The case involved the Tory MP and former education minister, Tim Loughton, who has a habit of getting into ferocious arguments. One voter in his East Worthing and Shoreham constituency annoyed him so much that Mr Loughton took the curious step of announcing, in Parliament, that he intended to “sack” this constituent. To make sure the man understood that Mr Loughton no longer considered himself to be his local MP, he sent him a copy of the day’s Hansard, with an unsigned compliments slip.

This was one of a series of raging arguments involving characters in and around Worthing, which so exasperated Sussex Police that the force issued warning notices, called PINs, to all concerned, including the MP.

MPs are not above the law, as the expenses scandal proved, but it is a long- established law that MPs cannot be prosecuted, or threatened with prosecution, for anything said in Parliament, no matter how off beam. That protection also applies to the words in official parliamentary papers such as Hansard. Therefore, by issuing Mr Loughton with a PIN, Sussex Police unknowingly broke the law.

Unreceived pronunciation

Hansard, being Parliament’s official record, has rules it must follow. When an MP talks drunken gibberish, for example, Hansard writers have to make his speech read as clearly as if he had been stone cold sober. Today’s Hansard contained a rare example of the opposite problem: an intelligible exchange which reads like nonsense:

“Mr Peter Bone (in the Chair): I call Nia Griffith.

Nia Griffith: I am sorry, Mr Bone, but it is pronounced Nia.

Mr Peter Bone: Nia. I am sorry.”

A phonetics footnote would have helped.

Lip service to women?

International Women’s Day was the dominant theme of Parliament’s agenda, as three ministers – Justine Greening, Maria Miller and Lynne Featherstone – set off to New York to take part in the 58th Commission on the Status of Women. A debate in the Commons chamber, another in the Westminster Hall annexe, and the whole of today’s business in the House of Lords focused on women’s issues. The Commons Leader, Andrew Lansley, told MPs that he was “delighted” that the cause was receiving so much parliamentary attention.
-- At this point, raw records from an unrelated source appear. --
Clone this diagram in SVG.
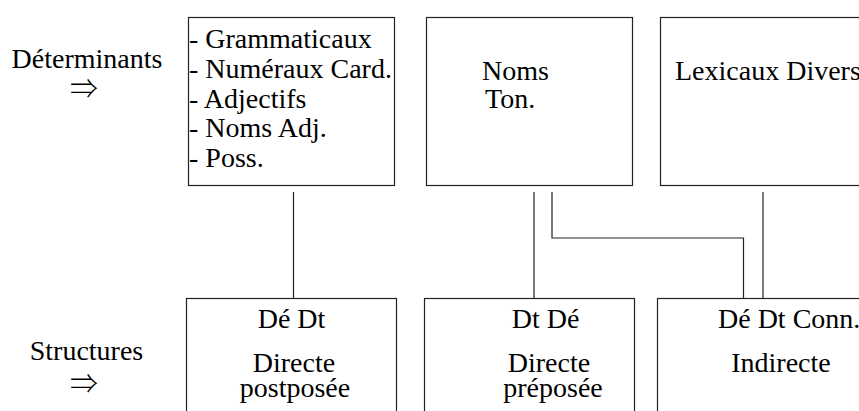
<svg xmlns="http://www.w3.org/2000/svg" width="859" height="411" viewBox="0 0 859 411">
  <style>
    .box { fill: #ffffff; stroke: #222222; stroke-width: 1.2; }
    .conn { fill: none; stroke: #222222; stroke-width: 1.2; }
    text { font-family: "Liberation Serif", "Times New Roman", serif; font-size: 28px; fill: #000000; }
    .mid { text-anchor: middle; }
    .arrow { font-family: "Noto Sans CJK JP", "DejaVu Serif", sans-serif; font-size: 28px; font-weight: 300; text-anchor: middle; }
  </style>
  <rect x="0" y="0" width="859" height="411" fill="#ffffff"/>

  <g id="label-determinants">
    <text class="mid" x="87" y="68">Déterminants</text>
    <text class="arrow" x="84" y="98.5">⇒</text>
  </g>
  <g id="label-structures">
    <text class="mid" x="86.5" y="360">Structures</text>
    <text class="arrow" x="84" y="393.5">⇒</text>
  </g>

  <g id="node-grammaticaux">
    <rect class="box" x="188.5" y="17.5" width="206" height="168"/>
    <text x="189" y="48">- Grammaticaux</text>
    <text x="189" y="77.8">- Numéraux Card.</text>
    <text x="189" y="107.6">- Adjectifs</text>
    <text x="189" y="137.4">- Noms Adj.</text>
    <text x="189" y="167.2">- Poss.</text>
  </g>
  <g id="node-noms-ton">
    <rect class="box" x="426.5" y="17.5" width="206" height="168"/>
    <text x="482" y="80">Noms</text>
    <text x="485" y="108">Ton.</text>
  </g>
  <g id="node-lexicaux">
    <rect class="box" x="660.5" y="17.5" width="220" height="168"/>
    <text x="675" y="80">Lexicaux Divers</text>
  </g>

  <g id="node-directe-postposee">
    <rect class="box" x="186.5" y="298.5" width="210" height="130"/>
    <text class="mid" x="291.5" y="328">Dé Dt</text>
    <text class="mid" x="294" y="372">Directe</text>
    <text class="mid" x="295" y="397">postposée</text>
  </g>
  <g id="node-directe-preposee">
    <rect class="box" x="424.5" y="298.5" width="210" height="130"/>
    <text class="mid" x="545.5" y="328">Dt Dé</text>
    <text class="mid" x="549" y="372">Directe</text>
    <text class="mid" x="553" y="397">préposée</text>
  </g>
  <g id="node-indirecte">
    <rect class="box" x="657.5" y="298.5" width="220" height="130"/>
    <text x="718" y="328">Dé Dt Conn.</text>
    <text class="mid" x="781" y="372">Indirecte</text>
  </g>

  <g id="connectors">
    <line class="conn" x1="293.5" y1="192" x2="293.5" y2="298.5"/>
    <line class="conn" x1="534" y1="192" x2="534" y2="298.5"/>
    <polyline class="conn" points="552,192 552,238 743.5,238 743.5,298.5"/>
    <line class="conn" x1="763" y1="192" x2="763" y2="298.5"/>
  </g>
</svg>
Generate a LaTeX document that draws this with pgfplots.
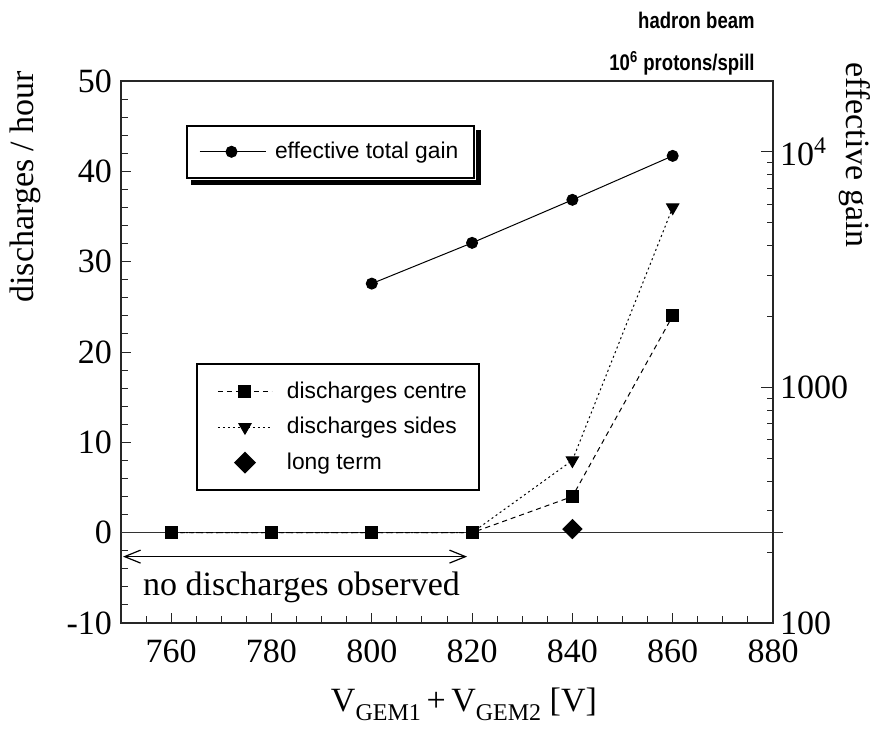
\documentclass[border=0pt]{standalone}
\usepackage{fontspec}
\setmainfont{Liberation Serif}
\newfontfamily\arial{Liberation Sans}
\newfontfamily\arialnarrow[FakeStretch=0.82]{Liberation Sans}
\usepackage{pgfplots}
\pgfplotsset{compat=1.18}
\usetikzlibrary{arrows.meta}

\begin{document}
\begin{tikzpicture}
\useasboundingbox (-60.5pt,-56.5pt) rectangle (384pt,311.5pt);
\pgfplotsset{
  every axis/.append style={
    scale only axis, width=326pt, height=271pt,
    at={(0pt,0pt)}, anchor=south west,
    xmin=750, xmax=880,
    axis line style={black!85, line width=0.6pt},
    tick style={black!85, line width=0.5pt},
    tick label style={font=\fontsize{17}{19}\selectfont},
    label style={font=\fontsize{17}{19}\selectfont},
    /pgf/number format/assume math mode=true,
    /pgf/number format/set thousands separator={},
  },
  cen/.style={black, line width=0.5pt, dash pattern=on 2.5pt off 2pt, mark=square*, mark size=3pt, mark options={solid}},
  sid/.style={black, line width=0.5pt, dash pattern=on 1pt off 1.5pt, mark=triangle*, mark size=3.5pt, mark options={solid, rotate=180}},
  lng/.style={black, only marks, mark=square*, mark size=3.4pt, mark options={rotate=45}},
}

% discharge rates, left axis
\begin{axis}[
  ymin=-10, ymax=50,
  xtick={760,780,...,880}, minor xtick={750,755,...,880},
  ytick={-10,0,...,50}, minor ytick={-10,-8,...,50},
  xtick pos=bottom, ytick pos=left,
  tick align=inside,
  major tick length=5pt, minor tick length=3.5pt,
  xticklabel style={yshift=-5pt},
  yticklabel style={xshift=-1pt},
  xlabel={V\raisebox{-4.5pt}{\fontsize{12}{12}\selectfont GEM1}\,+\,V\raisebox{-4.5pt}{\fontsize{12}{12}\selectfont GEM2} [V]},
  xlabel style={at={(axis description cs:0.526,-0.15)}, anchor=center},
  ylabel={discharges / hour},
  ylabel style={at={(axis description cs:-0.147,0.805)}, anchor=center},
  legend style={at={(0.115,0.48)}, anchor=north west, draw=black, line width=1pt,
    font=\arial\fontsize{11.4}{13}\selectfont, row sep=4pt,
    inner xsep=4pt, inner ysep=7pt},
  legend cell align=left,
  legend image code/.code={\path (-6pt,0pt); \draw[mark repeat=2,mark phase=2,#1] plot coordinates {(0pt,0pt) (13.5pt,0pt) (27pt,0pt)}; \path (32pt,0pt);},
  clip=false,
]
\addplot[forget plot, black!80, line width=0.6pt] coordinates {(750,0) (882,0)};
\addplot[forget plot, sid, mark indices={5,6}] coordinates {
  (760,0) (780,0) (800,0) (820,0) (840,8) (860,36)};
\addplot[forget plot, cen] coordinates {
  (760,0) (780,0) (800,0) (820,0) (840,4) (860,24)};
\addplot[forget plot, lng] coordinates {(840,0.4)};
\addlegendimage{cen}
\addlegendentry{discharges centre}
\addlegendimage{sid}
\addlegendentry{discharges sides}
\addlegendimage{lng}
\addlegendentry{long term}
\draw[black, line width=0.6pt, {Straight Barb[length=8pt,width=6.5pt]}-{Straight Barb[length=8pt,width=6.5pt]}]
  (axis cs:750.4,-2.65) -- (axis cs:819,-2.65);
\node[font=\fontsize{17}{19}\selectfont] at (axis cs:786,-6.1) {no discharges observed};
\end{axis}

% effective gain, right axis
\begin{axis}[
  ymode=log, ymin=100, ymax=20000,
  axis y line*=right, axis x line=none,
  ytick={100,1000,10000}, yticklabels={100,1000,10\textsuperscript{4}},
  tick align=inside,
  major tick length=6pt, minor tick length=3pt,
  ylabel={effective gain},
  ylabel style={at={(axis description cs:1.126,0.863)}, anchor=center, rotate=180},
  legend style={at={(0.0997,0.9188)}, anchor=north west, draw=black, line width=1pt, fill=white,
    name=gainleg,
    font=\arial\fontsize{11.4}{13}\selectfont,
    inner xsep=6pt, inner ysep=6pt},
  legend image code/.code={\draw[mark repeat=2,mark phase=2,#1] plot coordinates {(0pt,0pt) (16pt,0pt) (33pt,0pt)}; \path (35.5pt,0pt);},
]
\addplot[black, line width=0.5pt, mark=*, mark size=2.75pt] coordinates {
  (800,2760) (820,4110) (840,6260) (860,9620)};
\addlegendentry{effective total gain}
\end{axis}

% shadow of the gain legend box
\fill[black] ([xshift=2.5pt,yshift=-3pt]gainleg.south west) rectangle ([xshift=3pt,yshift=-0.5pt]gainleg.south east);
\fill[black] ([xshift=0.5pt,yshift=-3pt]gainleg.south east) rectangle ([xshift=3pt,yshift=-2.5pt]gainleg.north east);

\node[anchor=east, inner sep=0pt, font=\arialnarrow\bfseries\fontsize{11.3}{13}\selectfont] at (317pt,301.5pt) {hadron beam};
\node[anchor=east, inner sep=0pt, font=\arialnarrow\bfseries\fontsize{11.3}{13}\selectfont] at (317pt,280pt) {10\textsuperscript{6} protons/spill};
\end{tikzpicture}
\end{document}
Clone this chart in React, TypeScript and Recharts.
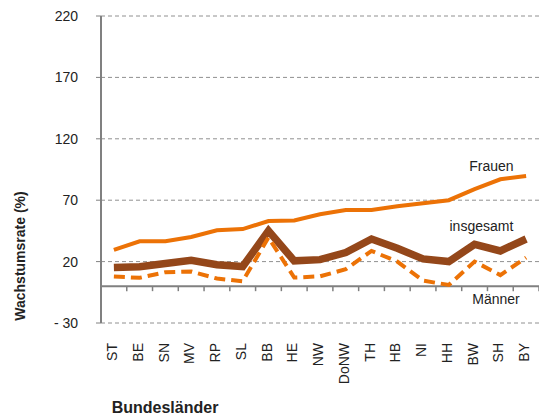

It was a bit unfortunate that as he spoke, the thin ranks of Tory MPs behind him consisted exclusively of men in dark suits.

Quick currency conversion

“Why am I the only politician looking to provide solutions? No one is holding the council to account,” Paul Uppal, Tory MP for Wolverhampton South West, exclaimed in anguish as he laid out examples he had uncovered of lavish expenditure by Wolverhampton Council on a local BBC radio programme. “They spent £70,000 on a luxury five-star hotel in India, £100,000 at a Park Plaza, £1,500 at a Pizza Hut and nearly five grand in cash withdrawals, £140,000 on alcoholic beverages,” he protested, confronting the Labour MP Pat McFadden with the evidence.

But his evidence, Mr McFadden pointed out, was out by a factor of 100, because all the figures quoted were in rupees – worth just under 1p, at the current exchange rate.

Mr Uppal told the local Express and Star that his mistake was the council’s fault, because it had used pound signs when the figures were entered in its database.